* **Stated problem**
Exactly the lines from the one with "Clone this chart in Plotly." through the one with "zero_pos = (0 - ymin) / (ymax - ymin)" should be returned, both ends included and nothing else. Omit any pictures.

* **Material to process**
╭──
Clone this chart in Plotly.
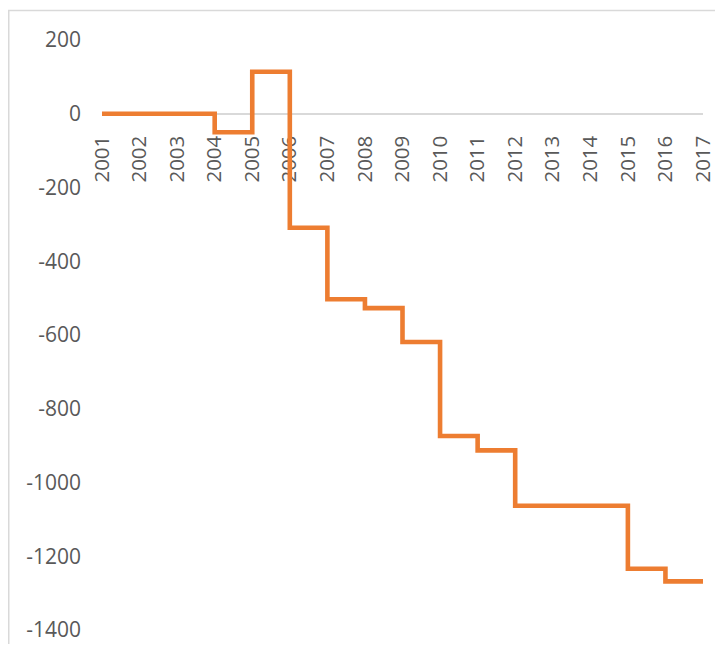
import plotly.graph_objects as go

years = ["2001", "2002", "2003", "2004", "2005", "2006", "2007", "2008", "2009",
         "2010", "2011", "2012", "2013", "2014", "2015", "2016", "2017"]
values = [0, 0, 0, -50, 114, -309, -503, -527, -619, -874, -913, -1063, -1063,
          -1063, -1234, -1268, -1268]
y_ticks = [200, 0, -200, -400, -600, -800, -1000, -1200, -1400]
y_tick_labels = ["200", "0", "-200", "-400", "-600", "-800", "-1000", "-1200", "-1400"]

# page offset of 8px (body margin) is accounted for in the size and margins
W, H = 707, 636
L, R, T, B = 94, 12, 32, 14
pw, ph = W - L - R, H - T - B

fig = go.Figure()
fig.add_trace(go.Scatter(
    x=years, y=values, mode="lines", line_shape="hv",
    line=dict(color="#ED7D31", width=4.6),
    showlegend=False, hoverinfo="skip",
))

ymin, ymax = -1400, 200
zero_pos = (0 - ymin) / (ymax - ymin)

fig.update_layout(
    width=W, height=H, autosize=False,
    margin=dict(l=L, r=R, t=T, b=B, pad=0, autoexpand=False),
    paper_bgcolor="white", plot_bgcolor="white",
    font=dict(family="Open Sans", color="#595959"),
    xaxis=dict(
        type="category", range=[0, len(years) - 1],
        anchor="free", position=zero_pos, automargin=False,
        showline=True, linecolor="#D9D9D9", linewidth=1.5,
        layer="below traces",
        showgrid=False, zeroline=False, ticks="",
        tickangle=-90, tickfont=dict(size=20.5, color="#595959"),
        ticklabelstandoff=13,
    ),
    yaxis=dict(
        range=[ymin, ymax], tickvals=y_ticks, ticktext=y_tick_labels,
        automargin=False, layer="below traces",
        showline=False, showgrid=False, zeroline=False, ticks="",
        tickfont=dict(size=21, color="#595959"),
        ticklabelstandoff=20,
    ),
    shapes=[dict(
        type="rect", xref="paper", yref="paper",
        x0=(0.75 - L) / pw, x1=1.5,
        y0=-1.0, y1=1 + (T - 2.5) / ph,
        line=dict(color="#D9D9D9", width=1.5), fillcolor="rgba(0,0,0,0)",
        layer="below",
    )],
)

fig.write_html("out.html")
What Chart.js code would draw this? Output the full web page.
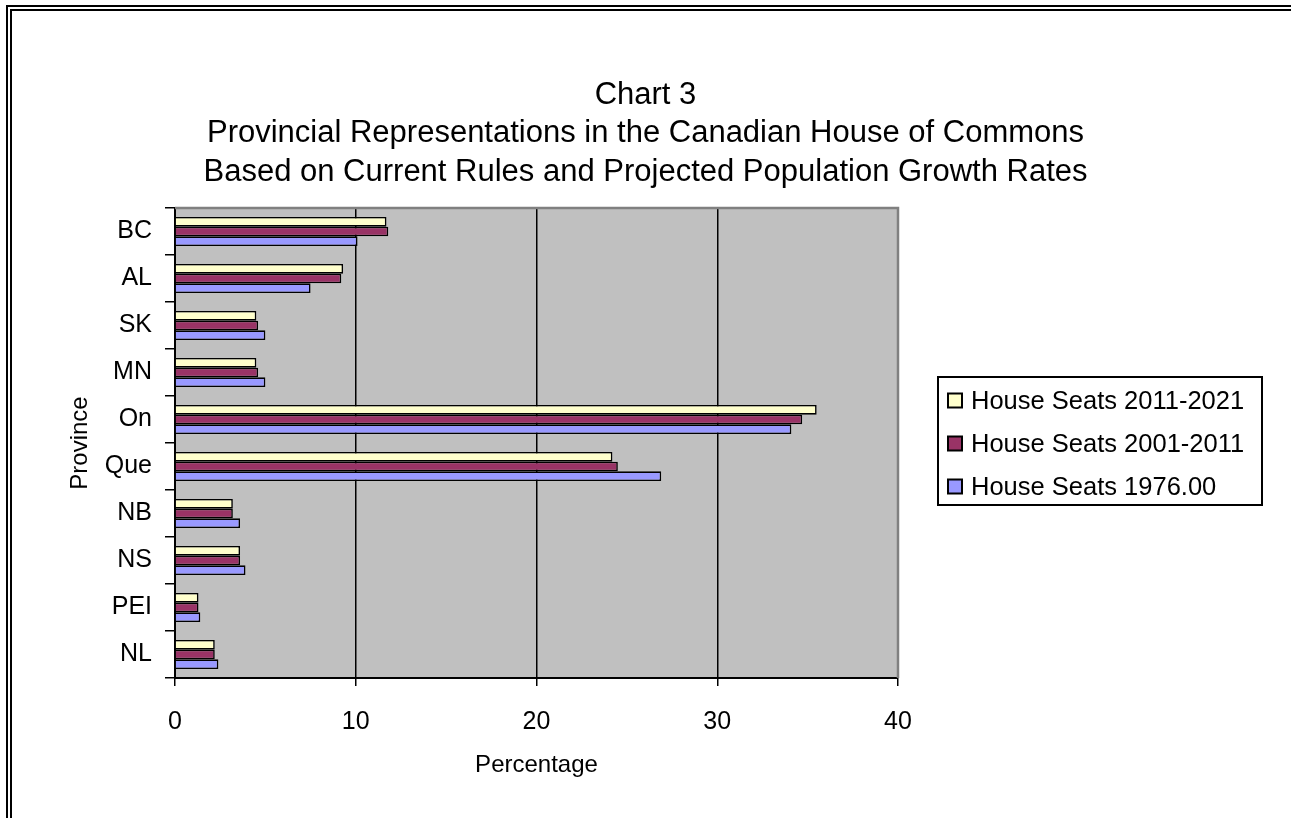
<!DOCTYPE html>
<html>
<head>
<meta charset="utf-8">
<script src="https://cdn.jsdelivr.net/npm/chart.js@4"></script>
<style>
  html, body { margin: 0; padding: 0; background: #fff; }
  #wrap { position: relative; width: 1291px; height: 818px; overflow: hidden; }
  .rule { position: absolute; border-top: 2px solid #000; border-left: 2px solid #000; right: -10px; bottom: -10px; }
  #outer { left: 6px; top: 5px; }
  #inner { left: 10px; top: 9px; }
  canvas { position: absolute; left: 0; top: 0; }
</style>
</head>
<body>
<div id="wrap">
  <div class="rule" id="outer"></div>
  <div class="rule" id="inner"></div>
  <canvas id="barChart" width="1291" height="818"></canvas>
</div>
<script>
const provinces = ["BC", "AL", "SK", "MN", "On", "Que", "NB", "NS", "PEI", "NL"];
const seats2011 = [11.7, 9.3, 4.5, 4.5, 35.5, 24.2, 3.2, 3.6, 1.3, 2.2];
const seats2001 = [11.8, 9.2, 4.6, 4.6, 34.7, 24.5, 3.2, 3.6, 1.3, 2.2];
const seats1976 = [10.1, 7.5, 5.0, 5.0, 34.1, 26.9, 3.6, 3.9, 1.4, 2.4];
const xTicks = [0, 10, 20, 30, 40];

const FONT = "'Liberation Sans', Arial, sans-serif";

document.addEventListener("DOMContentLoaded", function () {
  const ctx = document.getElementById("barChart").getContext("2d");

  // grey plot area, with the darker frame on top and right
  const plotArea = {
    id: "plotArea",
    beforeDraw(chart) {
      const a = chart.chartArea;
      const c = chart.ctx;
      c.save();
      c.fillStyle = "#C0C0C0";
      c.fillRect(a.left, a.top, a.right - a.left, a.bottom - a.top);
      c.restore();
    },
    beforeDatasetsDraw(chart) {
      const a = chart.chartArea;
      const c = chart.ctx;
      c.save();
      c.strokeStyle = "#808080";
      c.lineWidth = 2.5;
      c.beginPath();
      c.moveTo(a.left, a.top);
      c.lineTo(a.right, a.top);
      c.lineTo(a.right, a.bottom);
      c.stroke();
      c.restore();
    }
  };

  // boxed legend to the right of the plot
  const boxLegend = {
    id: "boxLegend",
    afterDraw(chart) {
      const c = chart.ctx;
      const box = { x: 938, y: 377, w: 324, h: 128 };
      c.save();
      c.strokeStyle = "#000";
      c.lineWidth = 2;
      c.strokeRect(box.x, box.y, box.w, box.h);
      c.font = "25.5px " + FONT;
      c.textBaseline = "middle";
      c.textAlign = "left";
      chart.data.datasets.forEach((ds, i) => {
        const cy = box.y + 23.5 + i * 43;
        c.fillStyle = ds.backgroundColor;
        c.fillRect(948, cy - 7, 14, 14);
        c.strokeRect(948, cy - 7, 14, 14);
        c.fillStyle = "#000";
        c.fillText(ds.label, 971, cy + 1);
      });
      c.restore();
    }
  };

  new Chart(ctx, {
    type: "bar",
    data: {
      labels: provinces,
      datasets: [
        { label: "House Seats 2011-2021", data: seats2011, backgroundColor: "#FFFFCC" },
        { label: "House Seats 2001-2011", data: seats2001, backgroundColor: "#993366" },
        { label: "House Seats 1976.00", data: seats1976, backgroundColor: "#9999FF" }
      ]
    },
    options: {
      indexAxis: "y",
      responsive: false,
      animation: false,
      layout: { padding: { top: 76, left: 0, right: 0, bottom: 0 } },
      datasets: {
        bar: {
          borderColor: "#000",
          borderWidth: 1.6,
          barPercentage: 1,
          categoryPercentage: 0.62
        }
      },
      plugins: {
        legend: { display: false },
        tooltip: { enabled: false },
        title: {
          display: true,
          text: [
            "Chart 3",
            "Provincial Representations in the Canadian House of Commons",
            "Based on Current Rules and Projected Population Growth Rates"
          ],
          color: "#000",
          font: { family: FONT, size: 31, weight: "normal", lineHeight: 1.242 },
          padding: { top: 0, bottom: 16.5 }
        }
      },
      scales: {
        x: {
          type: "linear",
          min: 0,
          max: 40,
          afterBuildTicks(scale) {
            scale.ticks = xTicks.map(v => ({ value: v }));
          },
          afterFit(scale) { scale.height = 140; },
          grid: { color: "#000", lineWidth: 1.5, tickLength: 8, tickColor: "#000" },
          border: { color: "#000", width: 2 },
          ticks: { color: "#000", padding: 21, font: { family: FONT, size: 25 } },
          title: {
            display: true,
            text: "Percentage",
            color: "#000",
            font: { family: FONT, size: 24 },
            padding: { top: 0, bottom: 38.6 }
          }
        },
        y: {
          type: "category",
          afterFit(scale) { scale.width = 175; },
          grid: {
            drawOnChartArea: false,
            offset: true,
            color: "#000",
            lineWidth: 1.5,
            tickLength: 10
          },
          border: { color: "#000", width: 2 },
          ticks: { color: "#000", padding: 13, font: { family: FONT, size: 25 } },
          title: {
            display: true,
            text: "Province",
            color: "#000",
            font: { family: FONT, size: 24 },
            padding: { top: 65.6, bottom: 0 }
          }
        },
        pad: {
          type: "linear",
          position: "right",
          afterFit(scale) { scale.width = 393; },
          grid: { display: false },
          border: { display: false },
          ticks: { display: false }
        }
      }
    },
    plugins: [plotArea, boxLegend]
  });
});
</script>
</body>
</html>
╰──
╭──
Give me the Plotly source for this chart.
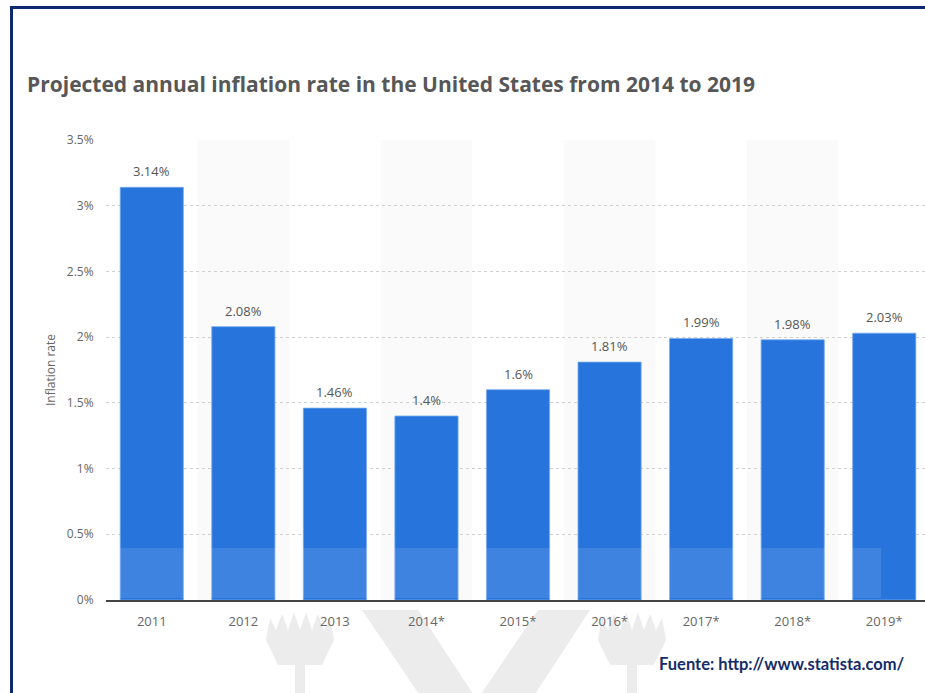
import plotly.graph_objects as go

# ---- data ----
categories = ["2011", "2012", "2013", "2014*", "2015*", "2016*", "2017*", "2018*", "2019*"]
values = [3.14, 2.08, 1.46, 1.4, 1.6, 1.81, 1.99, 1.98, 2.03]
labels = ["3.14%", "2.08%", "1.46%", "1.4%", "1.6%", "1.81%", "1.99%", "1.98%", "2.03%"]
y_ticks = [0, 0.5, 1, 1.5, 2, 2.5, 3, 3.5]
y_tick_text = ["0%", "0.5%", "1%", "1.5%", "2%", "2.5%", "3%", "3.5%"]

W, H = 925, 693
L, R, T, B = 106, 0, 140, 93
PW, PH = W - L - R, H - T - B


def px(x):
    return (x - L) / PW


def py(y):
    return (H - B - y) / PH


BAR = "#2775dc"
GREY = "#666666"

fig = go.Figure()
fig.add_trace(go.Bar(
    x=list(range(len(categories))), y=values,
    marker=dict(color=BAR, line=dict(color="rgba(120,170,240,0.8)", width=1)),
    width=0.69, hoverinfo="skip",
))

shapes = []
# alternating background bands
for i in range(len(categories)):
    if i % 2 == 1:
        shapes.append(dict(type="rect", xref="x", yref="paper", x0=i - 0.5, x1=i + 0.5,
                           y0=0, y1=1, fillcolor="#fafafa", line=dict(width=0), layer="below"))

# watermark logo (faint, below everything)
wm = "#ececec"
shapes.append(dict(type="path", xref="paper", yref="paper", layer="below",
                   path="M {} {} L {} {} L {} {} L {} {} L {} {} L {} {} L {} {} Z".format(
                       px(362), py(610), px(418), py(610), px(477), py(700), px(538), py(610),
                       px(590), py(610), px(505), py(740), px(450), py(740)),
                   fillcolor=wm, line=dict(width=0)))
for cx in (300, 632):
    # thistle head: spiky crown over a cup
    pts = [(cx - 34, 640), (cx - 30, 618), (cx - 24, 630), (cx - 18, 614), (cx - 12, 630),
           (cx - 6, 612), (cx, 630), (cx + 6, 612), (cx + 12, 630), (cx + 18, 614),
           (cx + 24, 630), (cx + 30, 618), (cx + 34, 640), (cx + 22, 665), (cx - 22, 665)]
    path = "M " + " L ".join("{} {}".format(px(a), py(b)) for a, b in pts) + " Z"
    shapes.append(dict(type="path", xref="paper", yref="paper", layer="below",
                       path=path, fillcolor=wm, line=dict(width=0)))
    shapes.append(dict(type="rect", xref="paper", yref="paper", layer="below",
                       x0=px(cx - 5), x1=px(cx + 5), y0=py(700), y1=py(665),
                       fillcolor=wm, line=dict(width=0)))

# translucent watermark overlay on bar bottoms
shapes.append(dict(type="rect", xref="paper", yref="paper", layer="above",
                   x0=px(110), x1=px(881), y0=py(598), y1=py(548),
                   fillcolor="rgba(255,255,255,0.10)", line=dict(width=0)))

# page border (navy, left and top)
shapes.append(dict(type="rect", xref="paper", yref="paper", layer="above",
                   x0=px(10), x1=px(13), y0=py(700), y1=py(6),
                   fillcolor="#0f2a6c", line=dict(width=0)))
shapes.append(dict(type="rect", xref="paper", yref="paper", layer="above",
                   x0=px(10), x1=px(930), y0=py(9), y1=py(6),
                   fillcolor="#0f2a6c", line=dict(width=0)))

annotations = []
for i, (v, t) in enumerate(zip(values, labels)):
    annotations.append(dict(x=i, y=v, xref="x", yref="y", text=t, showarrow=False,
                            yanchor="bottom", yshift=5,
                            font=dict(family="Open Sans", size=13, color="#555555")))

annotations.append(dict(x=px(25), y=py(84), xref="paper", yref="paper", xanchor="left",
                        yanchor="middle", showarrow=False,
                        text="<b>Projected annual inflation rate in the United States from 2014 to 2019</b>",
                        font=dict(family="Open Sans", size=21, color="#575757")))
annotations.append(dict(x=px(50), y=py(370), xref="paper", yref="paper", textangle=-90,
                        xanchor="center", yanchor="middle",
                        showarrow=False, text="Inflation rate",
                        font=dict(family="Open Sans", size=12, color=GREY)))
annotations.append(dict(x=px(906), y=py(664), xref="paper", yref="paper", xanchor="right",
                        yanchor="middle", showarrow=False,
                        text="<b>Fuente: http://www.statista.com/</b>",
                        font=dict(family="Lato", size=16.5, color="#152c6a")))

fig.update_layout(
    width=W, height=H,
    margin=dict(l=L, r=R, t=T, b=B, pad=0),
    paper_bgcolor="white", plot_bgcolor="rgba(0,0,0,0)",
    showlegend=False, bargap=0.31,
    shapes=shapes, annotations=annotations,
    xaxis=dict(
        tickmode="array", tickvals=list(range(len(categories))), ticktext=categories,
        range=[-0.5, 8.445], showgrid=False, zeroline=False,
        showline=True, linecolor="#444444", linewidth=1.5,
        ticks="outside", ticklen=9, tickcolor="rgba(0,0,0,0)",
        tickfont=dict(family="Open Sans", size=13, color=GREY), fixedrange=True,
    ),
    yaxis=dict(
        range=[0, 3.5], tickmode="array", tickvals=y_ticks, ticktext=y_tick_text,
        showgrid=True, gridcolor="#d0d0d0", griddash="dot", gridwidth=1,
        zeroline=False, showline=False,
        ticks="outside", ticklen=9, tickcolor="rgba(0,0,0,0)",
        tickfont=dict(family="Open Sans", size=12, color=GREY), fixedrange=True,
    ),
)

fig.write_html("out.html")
╰──
╭──
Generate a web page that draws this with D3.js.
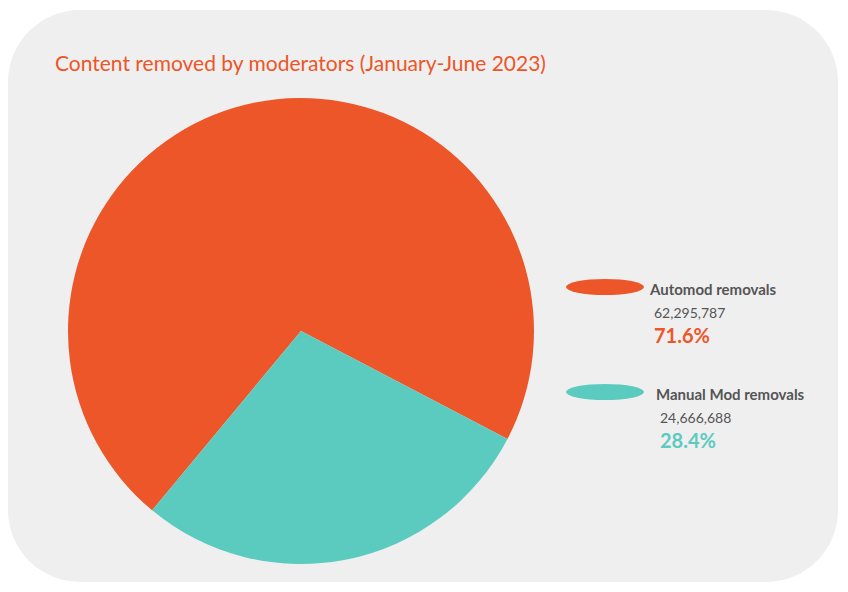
╰──
* **Solution to the exercise**
Clone this chart in Plotly.
import plotly.graph_objects as go

years = ["2001", "2002", "2003", "2004", "2005", "2006", "2007", "2008", "2009",
         "2010", "2011", "2012", "2013", "2014", "2015", "2016", "2017"]
values = [0, 0, 0, -50, 114, -309, -503, -527, -619, -874, -913, -1063, -1063,
          -1063, -1234, -1268, -1268]
y_ticks = [200, 0, -200, -400, -600, -800, -1000, -1200, -1400]
y_tick_labels = ["200", "0", "-200", "-400", "-600", "-800", "-1000", "-1200", "-1400"]

# page offset of 8px (body margin) is accounted for in the size and margins
W, H = 707, 636
L, R, T, B = 94, 12, 32, 14
pw, ph = W - L - R, H - T - B

fig = go.Figure()
fig.add_trace(go.Scatter(
    x=years, y=values, mode="lines", line_shape="hv",
    line=dict(color="#ED7D31", width=4.6),
    showlegend=False, hoverinfo="skip",
))

ymin, ymax = -1400, 200
zero_pos = (0 - ymin) / (ymax - ymin)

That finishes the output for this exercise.